I’ve been trying to determine the connection of the Watson family from southern Wisconsin that moved to Chicago and worked for my Watson’s steam-fitting company. The fact that the two families only had a few children’s names in common made me wonder how close of a connection they shared. I’m now finding my dad has numerous MacDonald DNA matches. The mother of this other Watson family was Catherine MacDonald from Scotland—homeland of our Watsons. Perhaps these Watsons were related through the MacDonald line. Families often traveled in the same circle. Much of rural Ireland didn’t marry outside their townland, so cousins knowingly or unknowingly often wed. My dad has hundreds of distant DNA matches in County Galway with almost no common surnames. It’s hard to know where to begin. When you are analyzing DNA matches back five-plus generations, don’t assume because the surname is a match that is where the connection lies.

10. Making Assumptions Even Based on Facts

I hit a brick wall with my Watsons when James’s wife died and the following year’s 1861 census noted he was living with a Catherine whose status was married. I assumed it was James’s new wife. In my defense, that wasn’t a wild assumption. However, she was twenty-five years younger. Even though at that time women frequently married older men, that was a big age difference. James Jr. wasn’t living at home, so I wondered if he was off somewhere and his new wife had remained behind.

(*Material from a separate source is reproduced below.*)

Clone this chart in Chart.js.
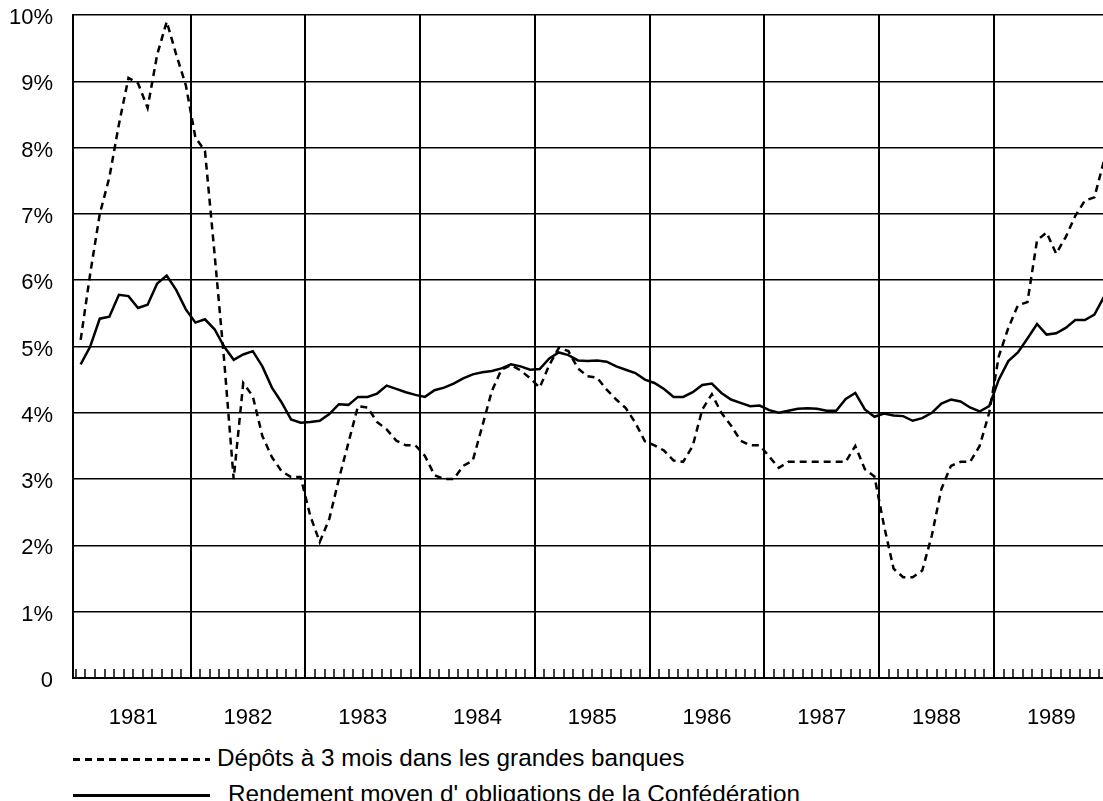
<!DOCTYPE html>
<html>
<head>
<meta charset="utf-8">
<script src="https://cdn.jsdelivr.net/npm/chart.js@4.4.1/dist/chart.umd.min.js"></script>
<style>
  body { margin: 0; background: #fff; font-family: "Liberation Sans", Arial, sans-serif; }
  #wrap { position: relative; width: 1103px; height: 801px; overflow: hidden; background: #fff; }
  #box { position: absolute; left: 0; top: 0; width: 1103px; height: 740px; }
  .sample { position: absolute; left: 73px; width: 137px; height: 2.5px; }
  .leg { position: absolute; font-size: 24.3px; line-height: 24px; color: #000; white-space: nowrap; }
</style>
</head>
<body>
<div id="wrap">
  <div id="box"><canvas id="chart"></canvas></div>
  <div class="sample" style="top:758px; background: repeating-linear-gradient(to right, #000 0 7px, transparent 7px 12px);"></div>
  <div class="leg" id="leg1" style="left:217px; top:746px;"></div>
  <div class="sample" style="top:794px; background:#000;"></div>
  <div class="leg" id="leg2" style="left:228px; top:782px;"></div>
</div>
<script>
// series labels
const depotsLabel = "Dépôts à 3 mois dans les grandes banques";
const obligationsLabel = "Rendement moyen d' obligations de la Confédération";

// year labels on the x axis (one per 12 months, from Jan 1981)
const yearLabels = ["1981", "1982", "1983", "1984", "1985", "1986", "1987", "1988", "1989"];

// monthly values in %, Jan 1981 .. Dec 1989
const depots = [
  5.1, 6.1, 7.0, 7.55, 8.35, 9.05, 8.97, 8.6, 9.4, 9.9, 9.4, 8.94,
  8.15, 7.95, 6.4, 4.8, 3.0, 4.45, 4.25, 3.65, 3.33, 3.12, 3.03, 3.03,
  2.45, 2.05, 2.4, 3.0, 3.55, 4.1, 4.08, 3.86, 3.75, 3.58, 3.51, 3.51,
  3.35, 3.06, 3.0, 3.0, 3.2, 3.28, 3.8, 4.33, 4.65, 4.72, 4.64, 4.52,
  4.38, 4.72, 4.98, 4.93, 4.67, 4.55, 4.53, 4.35, 4.2, 4.07, 3.85, 3.57,
  3.51, 3.43, 3.28, 3.26, 3.5, 4.05, 4.28, 4.0, 3.81, 3.58, 3.51, 3.51,
  3.34, 3.17, 3.26, 3.26, 3.26, 3.26, 3.26, 3.26, 3.26, 3.5, 3.15, 3.04,
  2.3, 1.65, 1.52, 1.52, 1.62, 2.15, 2.85, 3.2, 3.26, 3.26, 3.5, 4.0,
  4.85, 5.28, 5.62, 5.67, 6.6, 6.72, 6.4, 6.65, 6.97, 7.2, 7.25, 7.8
];
const obligations = [
  4.73, 5.0, 5.42, 5.45, 5.78, 5.76, 5.58, 5.63, 5.95, 6.07, 5.85, 5.56,
  5.36, 5.41, 5.26, 5.0, 4.8, 4.88, 4.93, 4.7, 4.38, 4.16, 3.9, 3.85,
  3.86, 3.88, 3.98, 4.13, 4.12, 4.24, 4.24, 4.29, 4.41, 4.36, 4.31, 4.27,
  4.24, 4.34, 4.38, 4.44, 4.52, 4.58, 4.61, 4.63, 4.67, 4.73, 4.7, 4.65,
  4.66, 4.82, 4.91, 4.87, 4.79, 4.78, 4.79, 4.77, 4.7, 4.65, 4.6, 4.5,
  4.45, 4.36, 4.24, 4.24, 4.31, 4.42, 4.44, 4.3, 4.2, 4.15, 4.1, 4.11,
  4.04, 4.0, 4.03, 4.06, 4.07, 4.06, 4.03, 4.03, 4.21, 4.3, 4.05, 3.94,
  3.99, 3.96, 3.95, 3.88, 3.92, 4.0, 4.14, 4.2, 4.17, 4.08, 4.02, 4.1,
  4.5, 4.78, 4.91, 5.12, 5.34, 5.18, 5.2, 5.28, 5.4, 5.4, 5.48, 5.75
];

document.getElementById("leg1").textContent = depotsLabel;
document.getElementById("leg2").textContent = obligationsLabel;

Chart.defaults.font.family = '"Liberation Sans", Arial, sans-serif';
Chart.defaults.color = "#000";

// each value sits in the middle of its month
const toPoints = (arr) => arr.map((v, i) => ({ x: i + 0.5, y: v }));

// no extra room for tick labels, the plot goes to the edges
const noPadding = (axis) => {
  axis.paddingTop = 0;
  axis.paddingBottom = 0;
  axis.paddingLeft = 0;
  axis.paddingRight = 0;
};

new Chart(document.getElementById("chart"), {
  type: "line",
  data: {
    datasets: [
      {
        label: depotsLabel,
        data: toPoints(depots),
        borderColor: "#000",
        borderWidth: 2.5,
        borderDash: [7, 5],
        pointRadius: 0,
        tension: 0,
      },
      {
        label: obligationsLabel,
        data: toPoints(obligations),
        borderColor: "#000",
        borderWidth: 2.5,
        pointRadius: 0,
        tension: 0,
      },
    ],
  },
  options: {
    responsive: true,
    maintainAspectRatio: false,
    animation: false,
    layout: { padding: { top: 15, right: 0, bottom: 0, left: 0 } },
    plugins: { legend: { display: false }, tooltip: { enabled: false } },
    scales: {
      x: {
        type: "linear",
        min: -0.3,
        max: 107.4,
        afterBuildTicks: (axis) => {
          const t = [];
          for (let m = 0; m <= 107; m++) t.push({ value: m });
          axis.ticks = t;
        },
        afterFit: (axis) => {
          axis.height = 62;
          noPadding(axis);
        },
        grid: {
          color: (c) => (c.tick && c.tick.value > 0 && c.tick.value % 12 === 0 ? "#000" : "rgba(0,0,0,0)"),
          lineWidth: 2,
          tickLength: -9,
          tickColor: "#000",
          tickWidth: 1.5,
        },
        border: { color: "#000", width: 2 },
        ticks: {
          autoSkip: false,
          maxRotation: 0,
          padding: 36,
          font: { size: 22 },
          callback: (v) => (v % 12 === 6 ? yearLabels[(v - 6) / 12] : ""),
        },
      },
      y: {
        min: 0,
        max: 10,
        afterFit: (axis) => {
          axis.width = 73;
          noPadding(axis);
        },
        grid: { color: "#000", lineWidth: 1.5, drawTicks: false },
        border: { color: "#000", width: 2 },
        ticks: {
          stepSize: 1,
          padding: 20,
          labelOffset: 3,
          font: { size: 22 },
          callback: (v) => (v === 0 ? "0" : v + "%"),
        },
      },
    },
  },
});
</script>
</body>
</html>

I had a genealogist search for either of the James’s marriage to a Catherine. No record was located. However, he found an 1861 marriage record for James Sr. and an Anne Murdoch. What was the chance that James had remarried twice within a year after his wife’s death? And James Jr. married an Eliza a few years later. No death certificate was found for a Catherine Watson. It is likely that Catherine, the wife of a Watson relative, had gone to live with James after his wife’s death to help care for his two teenage daughters. This demonstrates the importance of following your instincts and conducting further research rather than accepting what would seem to be true.